We introduced Natural Numbers there.
The branch of mathematics which deals with the study of
natural numbers, is called number theory.

Here we deal with a part of it.
Here Natural Numbers are studied without use
of techniques from other mathematical fields.

The various topics include
Divisibility Rules,

Greatest Common Factor by Euclidean Algorithm,

Least Common Multiple,

Prime Factorization,

Fundamental theorem of arithmetic,

Prime Numbers,

List of Prime Numbers,

Investigation of Perfect Numbers.













Other topics include, Modular Arithmetic (Congruences),
which is simply the arithmetic of remainders.
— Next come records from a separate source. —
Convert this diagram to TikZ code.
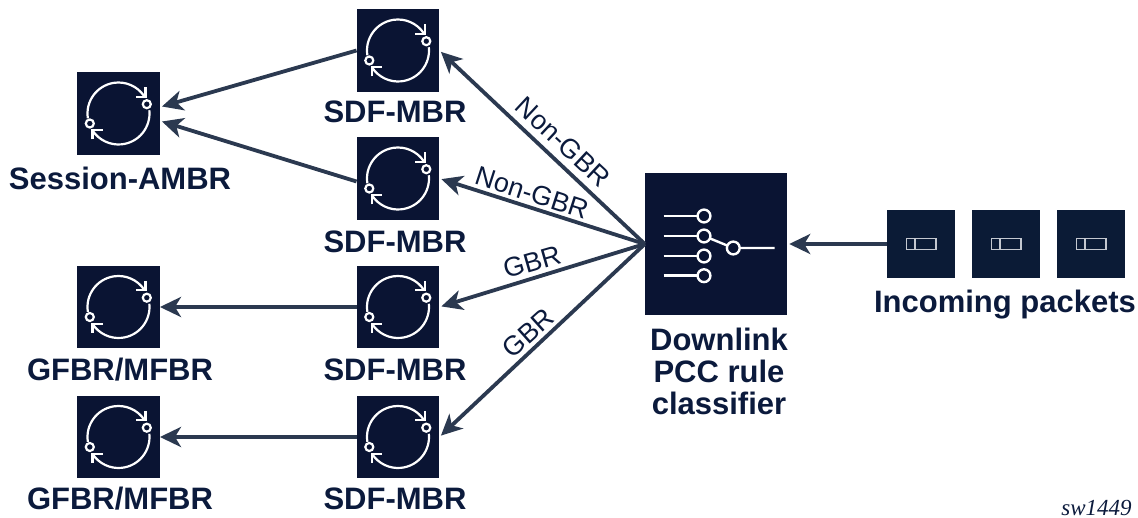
\documentclass[tikz,border=0pt]{standalone}
\usepackage{fontspec}
\setmainfont{Liberation Sans}
\newfontfamily\tagfont{Liberation Serif}
\usetikzlibrary{arrows.meta,calc}
\definecolor{boxblue}{HTML}{0A1433}
\definecolor{pktblue}{HTML}{0B1B36}
\definecolor{arrowblue}{HTML}{2B3950}
\definecolor{textblue}{HTML}{0B1A3C}
\definecolor{pktline}{HTML}{C4C8D0}
\tikzset{
	meterbox/.style={fill=boxblue,draw=none,minimum size=82.5pt,inner sep=0pt},
	classbox/.style={fill=boxblue,draw=none,minimum size=142pt,inner sep=0pt},
	pktbox/.style={fill=pktblue,draw=none,minimum size=68pt,inner sep=0pt},
	caption/.style={text=textblue,font=\fontsize{31}{32}\selectfont\bfseries,align=center,inner sep=0pt},
	flowlabel/.style={text=textblue,font=\fontsize{27}{32}\selectfont,inner sep=0pt},
	flow/.style={draw=arrowblue,line width=3.8pt,-{Stealth[length=21pt,width=20pt,inset=6pt]}},
	meter/.pic={
		\draw[white,line width=2.2pt] (189:31pt) arc[start angle=189,end angle=34,radius=31pt];
		\draw[white,line width=2.2pt] (6:31pt) arc[start angle=6,end angle=-147,radius=31pt];
		\draw[white,line width=2.2pt] (27,-26) -- (27,-16.7) -- (17,-16.7);
		\draw[white,line width=2.2pt] (-26,26) -- (-26,16.7) -- (-16,16.7);
		\draw[white,line width=2.2pt,fill=boxblue] (28.3,-9.3) circle (4pt);
		\draw[white,line width=2.2pt,fill=boxblue] (-28.7,10) circle (4pt);
	},
	packet/.pic={
		\draw[pktline,line width=1.5pt] (-14.3,-5.5) rectangle (15,5.5);
		\draw[pktline,line width=1.5pt] (-6,-5.5) -- (-6,5.5);
	}
}

\begin{document}
\begin{tikzpicture}[x=1pt,y=-1pt]
\useasboundingbox (0,0) rectangle (1138,518);

% meters
\node[meterbox] (session) at (118.5,113.5) {};
\node[meterbox] (gfbra) at (118.5,307) {};
\node[meterbox] (gfbrb) at (118.5,437) {};
\node[meterbox] (sdfa) at (398,50.5) {};
\node[meterbox] (sdfb) at (398,178.5) {};
\node[meterbox] (sdfc) at (398,307) {};
\node[meterbox] (sdfd) at (398,437) {};
\foreach \m in {session,gfbra,gfbrb,sdfa,sdfb,sdfc,sdfd}
	\pic at (\m) {meter};

% classifier
\node[classbox] (clf) at (716,244) {};
\draw[white,line width=2.4pt] (663.5,216) -- (704,216);
\draw[white,line width=2.4pt] (663.5,236) -- (704,236);
\draw[white,line width=2.4pt] (663.5,256) -- (704,256);
\draw[white,line width=2.4pt] (663.5,275.7) -- (704,275.7);
\draw[white,line width=2.4pt] (704,236) -- (733.3,248) -- (774.5,248);
\foreach \y in {216,236,256,275.7}
	\draw[white,line width=2.4pt,fill=boxblue] (704,\y) circle (6.4pt);
\draw[white,line width=2.4pt,fill=boxblue] (733.3,248) circle (6.4pt);

% packets
\node[pktbox] (pkta) at (921,244) {};
\node[pktbox] (pktb) at (1006,244) {};
\node[pktbox] (pktc) at (1091,244) {};
\foreach \p in {pkta,pktb,pktc}
	\pic at (\p) {packet};

% captions
\node[caption] (capsession) at (120,178) {Session-AMBR};
\node[caption] (capgfbra) at (120,370) {GFBR/MFBR};
\node[caption] (capgfbrb) at (120,499) {GFBR/MFBR};
\node[caption] (capsdfa) at (395,112) {SDF-MBR};
\node[caption] (capsdfb) at (395,242) {SDF-MBR};
\node[caption] (capsdfc) at (395,370) {SDF-MBR};
\node[caption] (capsdfd) at (395,499) {SDF-MBR};
\node[caption] (capclf) at (719,371) {Downlink\\PCC rule\\classifier};
\node[caption] (cappkt) at (1005,305) {Incoming packets};
\node[text=textblue,font=\tagfont\itshape\fontsize{23}{24}\selectfont,inner sep=0pt] (tag) at (1096.5,508) {sw1449};

% free ends on the session box
\coordinate (sessup) at ($(session.east)+(2,-7)$);
\coordinate (sessdown) at ($(session.east)+(2,8)$);

% arrows
\draw[flow] (sdfa.west) -- (sessup);
\draw[flow] (sdfb.west) ++(0,3) -- (sessdown);
\draw[flow] (sdfc.west) -- (gfbra.east);
\draw[flow] (sdfd.west) -- (gfbrb.east);
\draw[flow,shorten >=2pt] (clf.west) -- (sdfa.east);
\draw[flow,shorten >=2pt] (clf.west) -- (sdfb.east);
\draw[flow,shorten >=2pt] (clf.west) -- (sdfc.east);
\draw[flow,shorten >=2pt] (clf.west) -- (sdfd.east);
\draw[flow,shorten >=2pt] (pkta.west) -- (clf.east);

% labels
\node[flowlabel,rotate=-43] (lbla) at (563,142) {Non-GBR};
\node[flowlabel,rotate=-18] (lblb) at (532,193) {Non-GBR};
\node[flowlabel,rotate=16] (lblc) at (532,262) {GBR};
\node[flowlabel,rotate=42] (lbld) at (528,333) {GBR};
\end{tikzpicture}
\end{document}
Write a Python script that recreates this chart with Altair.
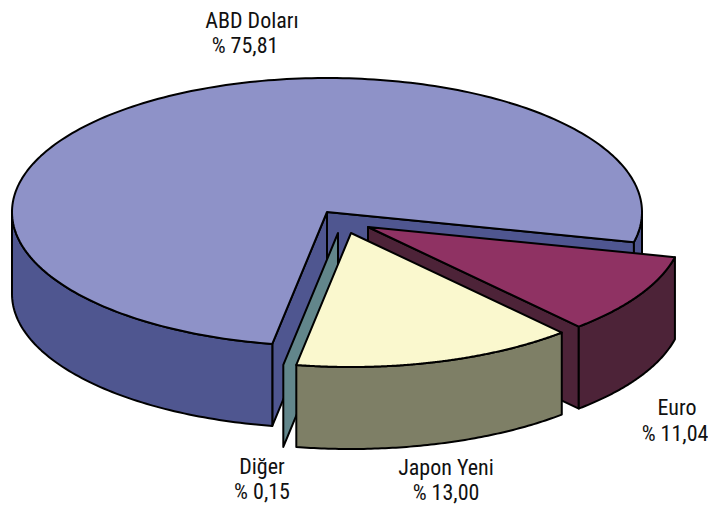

Several important discoveries of Elementary Number Theory are
Fermat's little theorem, Euler's theorem,
the Chinese remainder theorem.

We cover these theorems of Elementary Number Theory
with examples to make
even a high school student can understand them.

For students, who study Elementary Number Theory,
in their under graduate or graduate courses,
this page will serve as a simple introduction.



Modular Arithmetic (Congruences) of Elementary Number Theory

We know, from the knowledge of  Division,
Dividend = Remainder + Quotient x Divisor.

If we denote dividend by a, Remainder by b,
Quotient by k and Divisor by m, we get

a = b + km
a = b + some multiple of m
a and b differ by some multiples of m

or if you take away some multiples of m from a, it becomes b.

Taking away some (it does n't matter, how many) multiples
of a number from another number to get a new number
has some practical significance.

Example 1 of Elementary Number Theory : Congruences

For example, look at the question
Today is Sunday. What day will it be 200 days from now ?

How do we solve the above problem ?

We take away multiples of 7 from 200.
We are interested in what remains
after taking away the mutiples of 7.

Let us show the process of dividing 200 by 7,
using our knowledge of   Long Division.


              Dividend
 Divisor   7 )   200   ( 28   Quotient    
                 14
                 ---
                  60
                  56    
                 ---  
                   4   Remainder 
                 ---   



We are not interested in how many multiples are taken away.
i. e. We are not interested in the quotient.
We only want the remainder.

We get 4 when some (28) multiples of 7 are taken away from 200.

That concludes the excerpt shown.